En su anterior 3 rostros, también rodada en una pequeña aldea del interior iraní cercana a la frontera con Azerbaiyán, Panahi volvía a participar como actor mientras observaba la vida de tres actrices de diversas generaciones, representantes a su vez de los cambios en el cine del país. La mayor recuerda allí el cine prerrevolucionario, con sus bailes sensuales y la cabellera sin el corsé del hiyab. En No hay osos, la única actriz profesional permanece del lado turco, dirigida a varios kilómetros de distancia, reflejando la realidad del rodaje real: Panahi efectivamente dirigió los segmentos turcos a través de videollamadas, con el inconveniente constante de una señal de wifi intermitente o directamente nula. Los miembros del reparto son pobladores reales del pueblo y, en algún caso, integrantes del equipo técnico que se pasaron al otro lado de la cámara, como el ingeniero de sonido Reza Heydari, que terminó interpretando al asistente de dirección. En la conferencia de prensa en Venecia, Heydari recordó un momento de la realidad que terminó formando parte de la ficción, iluminando al mismo tiempo el riesgo concreto de ser detenidos en medio de un rodaje no oficial y, por lo tanto, prohibido: “Estábamos cerca de la frontera, todo el equipo en un único auto, y apagamos las luces porque si nos identificaban podía ser muy peligroso.
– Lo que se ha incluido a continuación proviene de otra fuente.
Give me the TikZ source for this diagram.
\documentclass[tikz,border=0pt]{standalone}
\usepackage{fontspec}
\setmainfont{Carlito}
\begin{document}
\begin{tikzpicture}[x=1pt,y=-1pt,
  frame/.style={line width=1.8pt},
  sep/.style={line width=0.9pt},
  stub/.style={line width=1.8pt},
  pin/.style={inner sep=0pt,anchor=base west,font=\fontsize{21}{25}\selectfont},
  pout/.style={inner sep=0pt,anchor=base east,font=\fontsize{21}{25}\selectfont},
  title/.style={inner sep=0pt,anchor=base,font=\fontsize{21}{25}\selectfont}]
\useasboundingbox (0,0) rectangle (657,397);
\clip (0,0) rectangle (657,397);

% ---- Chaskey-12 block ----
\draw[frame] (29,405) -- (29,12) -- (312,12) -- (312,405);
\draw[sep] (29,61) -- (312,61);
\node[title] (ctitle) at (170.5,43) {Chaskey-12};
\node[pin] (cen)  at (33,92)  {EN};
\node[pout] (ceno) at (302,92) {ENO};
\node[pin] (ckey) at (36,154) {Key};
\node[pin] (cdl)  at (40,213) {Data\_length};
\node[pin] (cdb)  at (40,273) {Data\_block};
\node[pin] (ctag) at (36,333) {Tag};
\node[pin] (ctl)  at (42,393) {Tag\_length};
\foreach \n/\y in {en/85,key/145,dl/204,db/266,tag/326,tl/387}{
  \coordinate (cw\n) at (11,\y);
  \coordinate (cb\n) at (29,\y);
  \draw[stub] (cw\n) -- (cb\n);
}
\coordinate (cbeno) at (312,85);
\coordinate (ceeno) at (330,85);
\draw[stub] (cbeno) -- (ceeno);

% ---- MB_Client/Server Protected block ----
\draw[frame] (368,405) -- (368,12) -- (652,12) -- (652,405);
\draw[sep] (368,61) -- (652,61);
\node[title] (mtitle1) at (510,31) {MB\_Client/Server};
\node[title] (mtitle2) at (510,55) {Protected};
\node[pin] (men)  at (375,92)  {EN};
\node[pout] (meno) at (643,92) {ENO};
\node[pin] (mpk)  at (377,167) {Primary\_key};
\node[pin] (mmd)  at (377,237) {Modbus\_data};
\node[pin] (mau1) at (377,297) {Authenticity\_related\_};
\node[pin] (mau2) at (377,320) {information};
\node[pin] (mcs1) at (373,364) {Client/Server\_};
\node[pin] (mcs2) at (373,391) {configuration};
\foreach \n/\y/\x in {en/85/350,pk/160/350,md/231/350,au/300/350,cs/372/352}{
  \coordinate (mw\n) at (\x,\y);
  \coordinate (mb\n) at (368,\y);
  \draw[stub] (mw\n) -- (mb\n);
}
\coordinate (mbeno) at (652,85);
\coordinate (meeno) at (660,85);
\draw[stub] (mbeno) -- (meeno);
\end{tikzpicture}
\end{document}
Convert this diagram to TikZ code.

Así que manejamos en la oscuridad a través de los valles para llegar a ese lugar cerca de la frontera, con la intención de filmar bajo la luz de la luna. Cuando llegamos a la cima del monte apareció una luz parpadeante, y todo el mundo se agachó con la esperanza de que no fuera algo peligroso. Nunca descubrimos el origen de esa luz. Tal vez no tenía la menor importancia, pero ese momento terminó convirtiéndose en una escena de No hay osos”. Respecto de los posibles cambios en el estilo del cine de Panahi, antes y después de su primer arresto domiciliario, el sonidista y actor neófito refirió que “no creo que haya cambiado mucho. Sigue siendo simple y, al mismo tiempo, muy profundo. Tal vez sus historias son ahora más melancólicas y amargas. Es posible que su visión de la vida sea más pesimista”.

 

Nuevamente, espejos. La pareja iraní que permanece en el limbo turco de No hay osos (el título se explica al pasar, pero tiene una relevancia simbólica nada menor) tiene su correlato en otra, del otro lado de la frontera. En la ficción, Panahi recibe la visita de un grupo de hombres que le pide –primero de forma amable, luego con mayor vehemencia– que entregue cierta fotografía de un par de jóvenes que aparentemente tomó durante uno de los paseos por el pueblo. La muchacha en cuestión, dicen los señores, entre ellos el alcalde del pueblo, está prometida desde su nacimiento a otro hombre, y su cercanía con otro joven –para colmo de males recién llegado de Teherán, luego de haber cursado estudios universitarios y con alguna que otra actividad política en su prontuario– no hace más que horadar las estrictas normas morales del pueblo. Ese simple detalle, que podría conformar un comentario al paso, una nota al pie del relato central, comienza a tomar posesión de la película, anticipando la escalada posterior, que incluye una típica discusión entre hombres (las mujeres, siempre al margen), muy presente en el cine de Panahi. El humor, sin embargo, le cederá finalmente el lugar a la tragedia, y el final de No hay osos es simplemente devastador, no sólo por su condición trágica sino, esencialmente, por su inevitabilidad y cualidad ejemplar.